I keep a 1 yuan coin on my keyboard. It reminds me about what matters in life. This is in the same way as some people keep photographs of their family on their desk, or an image of their Alfa convertible as a screensaver, or carry a locket of Boris Johnson’s flaxen hair around their neck.

Anyway, my yuan is worth 12 pence, or, more to the point, just over 14 cents (US). Thus, an American dollar will buy seven of these yuan, or renminbi (the formal term meaning “people’s currency”, of course). The exchange rate has just, as the saying goes, “cracked seven” (or “po qi”, as they say in China). A year ago, a dollar would buy 6.85 renminbi, and five years ago 6.15. So it is not a seismic shift, but it is a psychologically and symbolically significant moment. The Chinese have devalued their currency to offset Donald Trump’s tariffs, and no doubt he will simply add more tariffs in a tit-for-tat retaliation. Such are the escalating dynamics of the US-China trade war.
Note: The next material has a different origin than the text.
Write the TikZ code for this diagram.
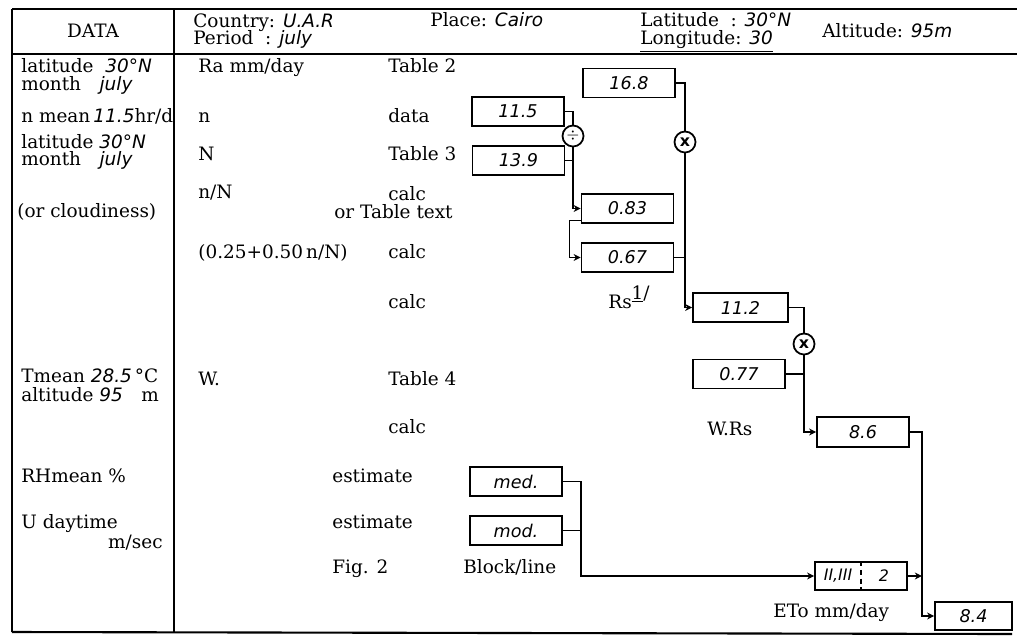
\documentclass[tikz,border=0pt]{standalone}
\usepackage{fontspec}
\setmainfont{DejaVu Serif}
\newfontfamily\handfont{DejaVu Sans}
\usetikzlibrary{calc,arrows.meta}

% handwritten entries on the form
\newcommand{\hw}[1]{{\handfont\itshape #1}}

\begin{document}
\begin{tikzpicture}[
    x=0.02cm, y=-0.02cm,
    % --- Styles ---
    label text/.style={font=\fontsize{10.5}{12}\selectfont, anchor=west, inner sep=0pt,
        text height=1.5ex, text depth=.25ex},
    % Boxes holding the worked values
    value box/.style={draw, line width=1pt, minimum width=1.84cm, minimum height=0.58cm,
        inner sep=0pt, font=\handfont\itshape\fontsize{10}{12}\selectfont},
    op circle/.style={draw, circle, line width=1pt, minimum size=0.42cm, inner sep=0pt,
        font=\handfont\bfseries\small},
    wire/.style={line width=0.9pt},
    feed/.style={wire, -{Stealth[length=4pt, width=4pt]}},
    frame line/.style={line width=1.2pt}
]

%================CONFIGURATION================
% Column positions (px of the form)
\def\colA{21}
\def\colB{198}
\def\colC{388}
\def\colD{332}
%=============================================

\useasboundingbox (0,0) rectangle (1017,640);

% --- Form frame ---
\draw[frame line] (12,9) -- (1017,9);
\draw[frame line] (12,54) -- (1017,54);
\draw[frame line] (12,632) -- (1012,634);
\draw[frame line] (12,9) -- (12,632);
\draw[frame line] (174,9) -- (174,632);

% --- Header ---
\node[label text, anchor=center] (hdata) at (93,32) {DATA};
\node[label text] (hcountry) at (193,22) {Country: \hw{U.A.R}};
\node[label text] (hperiod) at (193,39) {Period\ \ : \hw{july}};
\node[label text] (hplace) at (430,21) {Place: \hw{Cairo}};
\node[label text] (hlat) at (640,21) {Latitude\ \ : \hw{30°N}};
\node[label text] (hlong) at (640,39) {\underline{Longitude: \hw{30}}};
\node[label text] (halt) at (822,32) {Altitude: \hw{95m}};

% --- Data column ---
\foreach \yy/\txt [count=\c] in {67/{latitude\ \ \hw{30°N}}, 85/{month\quad\hw{july}},
    117/{n mean\,\hw{11.5}hr/d}, 143/{latitude \hw{30°N}}, 160/{month\quad\hw{july}},
    377/{Tmean \hw{28.5}\,°C}, 396/{altitude \hw{95}\quad m},
    477/{RHmean \%}, 523/{U daytime}} {
    \node[label text, text height=1.2ex, text depth=0pt] (A\c) at (\colA, \yy) {\txt};
}
\node[label text] (Acloud) at (17,212) {(or cloudiness)};
\node[label text, anchor=east] (Awind) at (163,543) {m/sec};

% --- Parameter column ---
\foreach \yy/\txt [count=\c] in {67/{Ra mm/day}, 117/n, 155/N, 193/{n/N},
    253/{(0.25+0.50\,n/N)}, 380/W.} {
    \node[label text] (B\c) at (\colB, \yy) {\txt};
}

% --- Source column ---
\foreach \yy/\txt [count=\c] in {67/Table 2, 117/data, 155/Table 3, 195/calc,
    253/calc, 303/calc, 380/Table 4, 428/calc} {
    \node[label text] (C\c) at (\colC, \yy) {\txt};
}
\node[label text] (Ctext) at (334,213) {or Table text};
\node[label text] (D1) at (\colD,477) {estimate};
\node[label text] (D2) at (\colD,523) {estimate};
\node[label text] (D3) at (\colD,568) {Fig. 2};
\node[label text] (D4) at (463,568) {Block/line};

% --- Value boxes ---
\node[value box] (ra) at (629,83) {16.8};
\node[value box] (nval) at (518,111.5) {11.5};
\node[value box] (Nval) at (518.5,160.5) {13.9};
\node[value box] (ratio) at (627.5,208.5) {0.83};
\node[value box] (frac) at (627.5,257.5) {0.67};
\node[value box, minimum width=1.9cm] (rs) at (740.5,307.5) {11.2};
\node[value box] (wf) at (739,374) {0.77};
\node[value box, minimum height=0.6cm] (wrs) at (863,432) {8.6};
\node[value box] (rh) at (516,481.5) {med.};
\node[value box] (ud) at (516,530.5) {mod.};
\node[value box, minimum height=0.56cm] (adj) at (861,576) {};
\node[value box, minimum width=1.54cm, minimum height=0.56cm] (eto) at (973.5,616) {8.4};

% split adjustment box
\draw[densely dashed, line width=0.8pt] (adj.north) -- (adj.south);
\node[font=\handfont\itshape\small] (adjcase) at ($(adj.center)+(-23,0)$) {II,III};
\node[font=\handfont\itshape\small] (adjval) at ($(adj.center)+(23,0)$) {2};

% --- Operators ---
\node[op circle] (div) at (573,136) {$\div$};
\node[op circle] (mul1) at (685,142) {x};
\node[op circle] (mul2) at (804,344) {x};

% --- Labels by the boxes ---
\node[label text] (lrs) at (608,303) {Rs\raisebox{1ex}{\underline{1}/}};
\node[label text] (lwrs) at (707,430) {W.Rs};
\node[label text] (leto) at (773,612) {ETo mm/day};

% --- Connectors ---
\draw[wire] (ra.east) -| (mul1.north);
\draw[wire] (nval.east) -| (div.north);
\draw[wire] (Nval.east) -| (div.south);
\draw[feed] (div.south) |- (ratio.west);
\draw[feed] ($(ratio.west)+(0,12)$) -- ++(-11,0) |- (frac.west);
\draw[wire] (frac.east) -- (frac.east -| mul1.south);
\draw[feed] (mul1.south) |- (rs.west);
\draw[wire] (rs.east) -| (mul2.north);
\draw[wire] (wf.east) -| (mul2.south);
\draw[feed] (mul2.south) |- (wrs.west);
\coordinate (drop) at ($(wrs.east)+(12,0)$);
\draw[feed] (wrs.east) -- (drop) |- (eto.west);
\draw[feed] (adj.east) -- (adj.east -| drop);
\draw[feed] (rh.east) -- ++(18,0) coordinate (tie) |- (adj.west);
\draw[wire] (ud.east) -- (ud.east -| tie);

\end{tikzpicture}
\end{document}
It doesn’t stop there. The White House, generally, has begun to create “linkage” between the two powers’ economic relationship and their equally strained geopolitical one. These points of contention cover everything from American unease about the Belt and Road Initiative (with its overtones of neo-colonialism from Sri Lanka to Djibouti to Italy, Taiwan, various sovereignty disputes in the South China Sea and, potentially, over Hong Kong). Washington and Beijing don’t have to look far for things to row about.